* **Extracted material**:
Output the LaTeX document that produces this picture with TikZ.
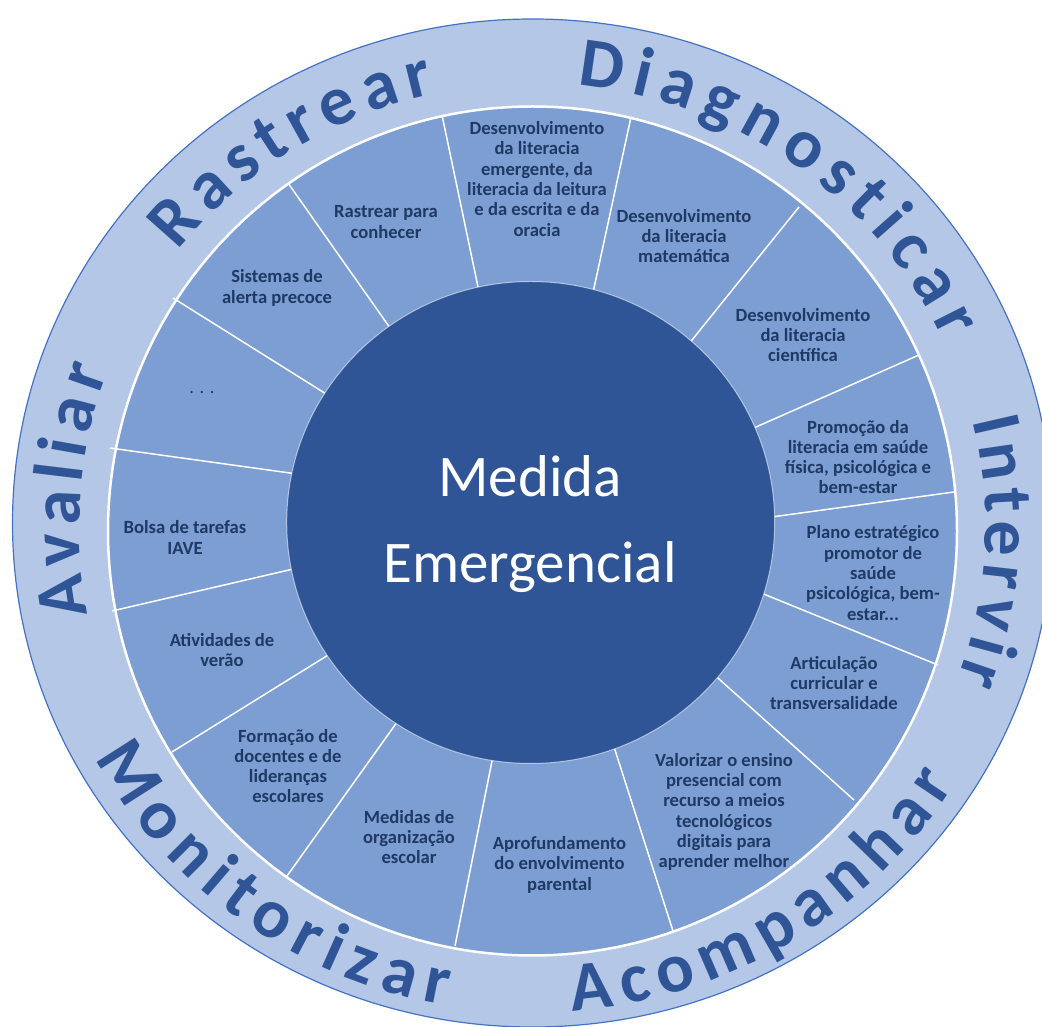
\documentclass[tikz,border=0pt]{standalone}
\usepackage{fontspec}
\setmainfont{Carlito}
\usetikzlibrary{decorations.text,calc}
\definecolor{ringfill}{HTML}{B4C7E7}
\definecolor{ringedge}{HTML}{4472C4}
\definecolor{segfill}{HTML}{7C9ED3}
\definecolor{corefill}{HTML}{2F5597}
\definecolor{ringtext}{HTML}{2F5597}
\definecolor{labeltext}{HTML}{1F3864}

\begin{document}
\begin{tikzpicture}[x=1pt,y=1pt,
  divider/.style={draw=white, line width=1.5pt},
  seglabel/.style={align=center, text=labeltext, inner sep=0pt,
    font=\fontsize{18.6}{20.3}\selectfont\bfseries},
  ringword/.style={decorate, decoration={text along path,
    text align=fit to path, text color=ringtext,
    text={|\fontsize{70}{80}\selectfont\bfseries|#1}}},
]
\useasboundingbox (0,0) rectangle (1042,1026);
\clip (0,0) rectangle (1042,1026);

% centres of the outer ring, the segment ring, the core and the ring lettering
\coordinate (oc) at (532.5,503);
\coordinate (sc) at (532.5,495);
\coordinate (cc) at (530.7,503.5);
\coordinate (tc) at (532.5,499);

% outer ring
\filldraw[fill=ringfill, draw=ringedge, line width=1.2pt]
  (oc) ellipse [x radius=520pt, y radius=504pt];

% segment ring
\filldraw[fill=segfill, draw=white, line width=2.5pt]
  (sc) circle [radius=424.5pt];

% dividers between the segments (inner end, outer end)
\foreach \xa/\ya/\xb/\yb in {
  478/739/442/911, 594/738/631/909, 692/686/799/819, 756/599/919/671,
  779/510/954/534, 766/431/938/361, 719/347/854/226, 615/276/673/95,
  492/265/455/80,  395/301/287/150, 325/369/172/274, 289/456/112/415,
  290/553/110/578, 323/634/173/728, 388/701/288/843}
  \draw[divider] ($(\xa,\ya)!-8pt!(\xb,\yb)$) -- (\xb,\yb);

% core
\filldraw[fill=corefill, draw=white, draw opacity=0.55, line width=1pt]
  (cc) ellipse [x radius=244pt, y radius=241pt];
\node[anchor=base, text=white, font=\fontsize{59}{70}\selectfont, inner sep=0pt]
  (medida) at (530,529) {Medida};
\node[anchor=base, text=white, font=\fontsize{59}{70}\selectfont, inner sep=0pt]
  (emergencial) at (530,443) {Emergencial};

% segment labels
\node[seglabel] (l1) at (537,847) {Desenvolvimento\\da literacia\\emergente, da\\literacia da leitura\\e da escrita e da\\oracia};
\node[seglabel] (l2) at (684,790) {Desenvolvimento\\da literacia\\matemática};
\node[seglabel] (l3) at (803,691) {Desenvolvimento\\da literacia\\científica};
\node[seglabel] (l4) at (858,569) {Promoção da\\literacia em saúde\\física, psicológica e\\bem-estar};
\node[seglabel] (l5) at (873,453) {Plano estratégico\\promotor de\\saúde\\psicológica, bem-\\estar...};
\node[seglabel] (l6) at (834,343) {Articulação\\curricular e\\transversalidade};
\node[seglabel] (l7) at (724,214) {Valorizar o ensino\\presencial com\\recurso a meios\\tecnológicos\\digitais para\\aprender melhor};
\node[seglabel] (l8) at (559.5,161.3) {Aprofundamento\\do envolvimento\\parental};
\node[seglabel] (l9) at (409,189) {Medidas de\\organização\\escolar};
\node[seglabel] (l10) at (288,260) {Formação de\\docentes e de\\lideranças\\escolares};
\node[seglabel] (l11) at (222,376) {Atividades de\\verão};
\node[seglabel] (l12) at (185,488.5) {Bolsa de tarefas\\IAVE};
\node[seglabel, font=\fontsize{18.6}{20.3}\selectfont] (l13) at (202,633) {. . .};
\node[seglabel] (l14) at (277,738) {Sistemas de\\alerta precoce};
\node[seglabel] (l15) at (386,804) {Rastrear para\\conhecer};

% lettering around the ring
\path[ringword=Rastrear] ($(tc)+(141.5:453pt and 444pt)$)
  arc[start angle=141.5, end angle=102.5, x radius=453pt, y radius=444pt];
\path[ringword=Diagnosticar] ($(tc)+(84.3:453pt and 444pt)$)
  arc[start angle=84.3, end angle=24.8, x radius=453pt, y radius=444pt];
\path[ringword=Intervir] ($(tc)+(13.9:453pt and 444pt)$)
  arc[start angle=13.9, end angle=-20.2, x radius=453pt, y radius=444pt];
\path[ringword=Avaliar] ($(tc)+(191.4:453pt and 444pt)$)
  arc[start angle=191.4, end angle=159.5, x radius=453pt, y radius=444pt];
\path[ringword=Acompanhar] ($(tc)+(-85.4:497pt and 486pt)$)
  arc[start angle=-85.4, end angle=-32, x radius=497pt, y radius=486pt];
\path[ringword=Monitorizar] ($(tc)+(208.4:497pt and 486pt)$)
  arc[start angle=208.4, end angle=259.9, x radius=497pt, y radius=486pt];
\end{tikzpicture}
\end{document}
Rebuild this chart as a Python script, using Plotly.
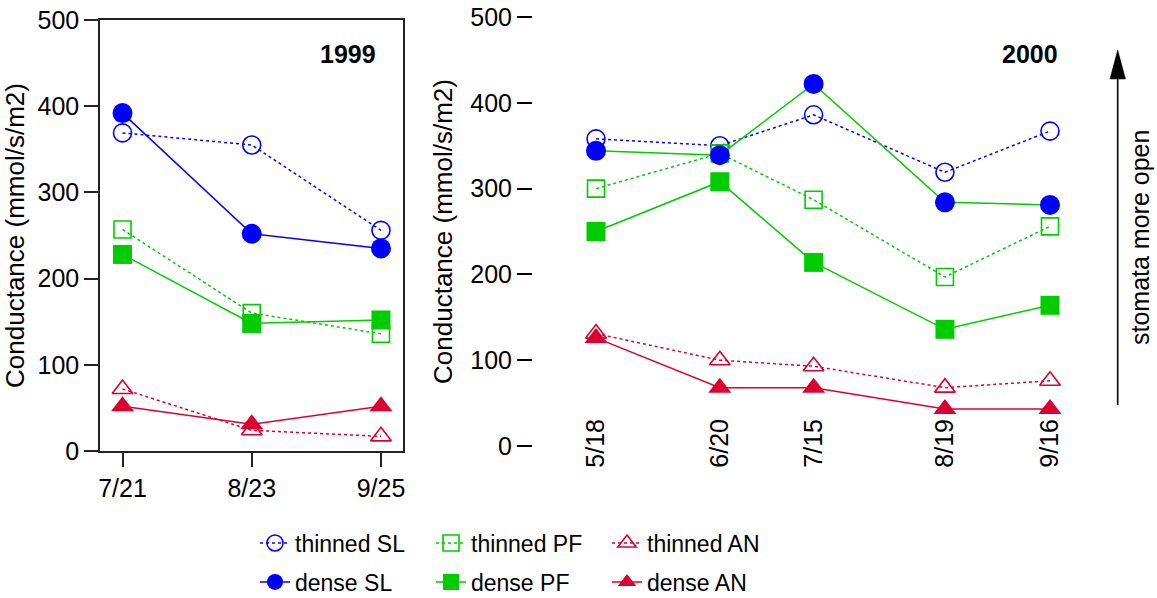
import plotly.graph_objects as go

W, H = 1157, 598

# ---------------- data ----------------
dates_1999 = ["1999-07-21", "1999-08-23", "1999-09-25"]
labels_1999 = ["7/21", "8/23", "9/25"]
dates_2000 = ["2000-05-18", "2000-06-20", "2000-07-15", "2000-08-19", "2000-09-16"]
labels_2000 = ["5/18", "6/20", "7/15", "8/19", "9/16"]

thinned_SL_1999 = [369, 355, 256]
dense_SL_1999 = [392, 252, 235]
thinned_PF_1999 = [257, 160, 136]
dense_PF_1999 = [228, 148, 152]
thinned_AN_1999 = [72, 24, 17]
dense_AN_1999 = [52, 31, 52]

thinned_SL_2000 = [358, 350, 386, 319, 367]
dense_SL_2000 = [344, 339, 422, 284, 281]
thinned_PF_2000 = [300, 341, 287, 197, 256]
dense_PF_2000 = [250, 308, 214, 136, 164]
thinned_AN_2000 = [131, 100, 93, 68, 76]
dense_AN_2000 = [126, 68, 68, 43, 43]

y_ticks = [0, 100, 200, 300, 400, 500]

# ---------------- styles ----------------
BLUE = "#0000FF"
GREEN = "#00CC00"
RED = "#DC0032"
FONT = "Arial, Liberation Sans, Helvetica, sans-serif"

series = [
    # name, 1999, 2000, color, symbol, dash, line colour in 2000, legend
    ("thinned SL", thinned_SL_1999, thinned_SL_2000, BLUE, "circle-open", "dot", BLUE, "legend"),
    ("thinned PF", thinned_PF_1999, thinned_PF_2000, GREEN, "square-open", "dot", GREEN, "legend"),
    ("thinned AN", thinned_AN_1999, thinned_AN_2000, RED, "triangle-up-open", "dot", RED, "legend"),
    ("dense SL", dense_SL_1999, dense_SL_2000, BLUE, "circle", "solid", GREEN, "legend2"),
    ("dense PF", dense_PF_1999, dense_PF_2000, GREEN, "square", "solid", GREEN, "legend2"),
    ("dense AN", dense_AN_1999, dense_AN_2000, RED, "triangle-up", "solid", RED, "legend2"),
]

fig = go.Figure()


def marker_for(color, symbol):
    size = 20 if "triangle" in symbol else (19 if "square" in symbol else 20)
    if symbol.endswith("open"):
        size -= 2
        return dict(symbol=symbol, size=size, color=color, line=dict(color=color, width=1.6))
    return dict(symbol=symbol, size=size, color=color, line=dict(width=0))


for name, y99, y00, color, symbol, dash, lc2000, leg in series:
    fig.add_trace(go.Scatter(
        x=dates_1999, y=y99, name=name, mode="lines+markers",
        line=dict(color=color, width=1.5, dash=dash),
        marker=marker_for(color, symbol),
        xaxis="x", yaxis="y", legend=leg, showlegend=True,
    ))
    fig.add_trace(go.Scatter(
        x=dates_2000, y=y00, name=name, mode="lines+markers",
        line=dict(color=lc2000, width=1.5, dash=dash),
        marker=marker_for(color, symbol),
        xaxis="x2", yaxis="y2", showlegend=False,
    ))


def px(x):
    return x / W


def py(y):
    return 1 - y / H


tickfont = dict(family=FONT, size=25, color="black")
titlefont = dict(family=FONT, size=26, color="black")

fig.update_layout(
    width=W, height=H,
    margin=dict(l=0, r=0, t=0, b=0, autoexpand=False),
    paper_bgcolor="white", plot_bgcolor="white",
    font=dict(family=FONT, color="black"),
    xaxis=dict(
        domain=[px(100), px(403)], anchor="y", type="date",
        range=["1999-07-15 06:00", "1999-09-30 15:00"],
        tickvals=dates_1999, ticktext=labels_1999,
        ticks="outside", ticklen=14, tickwidth=1.5, tickcolor="#222",
        showline=True, mirror=True, linecolor="#222", linewidth=1.5,
        showgrid=False, zeroline=False, tickfont=tickfont,
    ),
    yaxis=dict(
        domain=[py(451), py(20)], anchor="x", range=[0, 500],
        tickvals=y_ticks, ticks="outside", ticklen=14, tickwidth=1.5, tickcolor="#222",
        showline=True, mirror=True, linecolor="#222", linewidth=1.5,
        showgrid=False, zeroline=False, tickfont=tickfont,
        title=dict(text="Conductance (mmol/s/m2)", font=titlefont, standoff=6),
    ),
    xaxis2=dict(
        domain=[px(533), px(1075)], anchor="free", position=py(413), type="date",
        range=["2000-05-01 05:00", "2000-09-22 16:00"],
        tickvals=dates_2000, ticktext=labels_2000, tickangle=-90,
        ticks="", showline=False, showgrid=False, zeroline=False, tickfont=tickfont,
    ),
    yaxis2=dict(
        domain=[py(446), py(17)], anchor="x2", range=[0, 500],
        tickvals=y_ticks, ticks="outside", ticklen=15, tickwidth=1.5, tickcolor="black",
        showline=False, showgrid=False, zeroline=False, tickfont=tickfont,
        title=dict(text="Conductance (mmol/s/m2)", font=titlefont, standoff=10),
    ),
    legend=dict(
        orientation="h", x=px(255), xanchor="left", y=py(543), yanchor="middle",
        font=dict(family=FONT, size=23, color="black"),
        entrywidth=131, entrywidthmode="pixels", bgcolor="rgba(0,0,0,0)",
        itemclick=False, itemdoubleclick=False,
    ),
    legend2=dict(
        orientation="h", x=px(255), xanchor="left", y=py(582), yanchor="middle",
        font=dict(family=FONT, size=23, color="black"),
        entrywidth=131, entrywidthmode="pixels", bgcolor="rgba(0,0,0,0)",
        itemclick=False, itemdoubleclick=False,
    ),
    annotations=[
        dict(text="<b>1999</b>", x=px(348), y=py(54), xref="paper", yref="paper",
             xanchor="center", yanchor="middle",
             showarrow=False, font=dict(family=FONT, size=25, color="black")),
        dict(text="<b>2000</b>", x=px(1030), y=py(54), xref="paper", yref="paper",
             xanchor="center", yanchor="middle",
             showarrow=False, font=dict(family=FONT, size=25, color="black")),
        dict(text="stomata more open", x=px(1140), y=py(238), xref="paper", yref="paper",
             xanchor="center", yanchor="middle",
             showarrow=False, textangle=-90, font=dict(family=FONT, size=25, color="black")),
    ],
    shapes=[
        dict(type="line", xref="paper", yref="paper",
             x0=px(1117.7), x1=px(1117.7), y0=py(405), y1=py(76),
             line=dict(color="#111", width=1.7)),
        dict(type="path", xref="paper", yref="paper",
             path=f"M {px(1110)},{py(79)} L {px(1125.5)},{py(79)} L {px(1117.7)},{py(50)} Z",
             fillcolor="black", line=dict(color="black", width=0.5)),
    ],
)

fig.write_html("out.html")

* **The task**: Take each line of the material that contains the word "this" and list it.

* **Complete answer**:
Output the LaTeX document that produces this picture with TikZ.
Rebuild this chart as a Python script, using Plotly.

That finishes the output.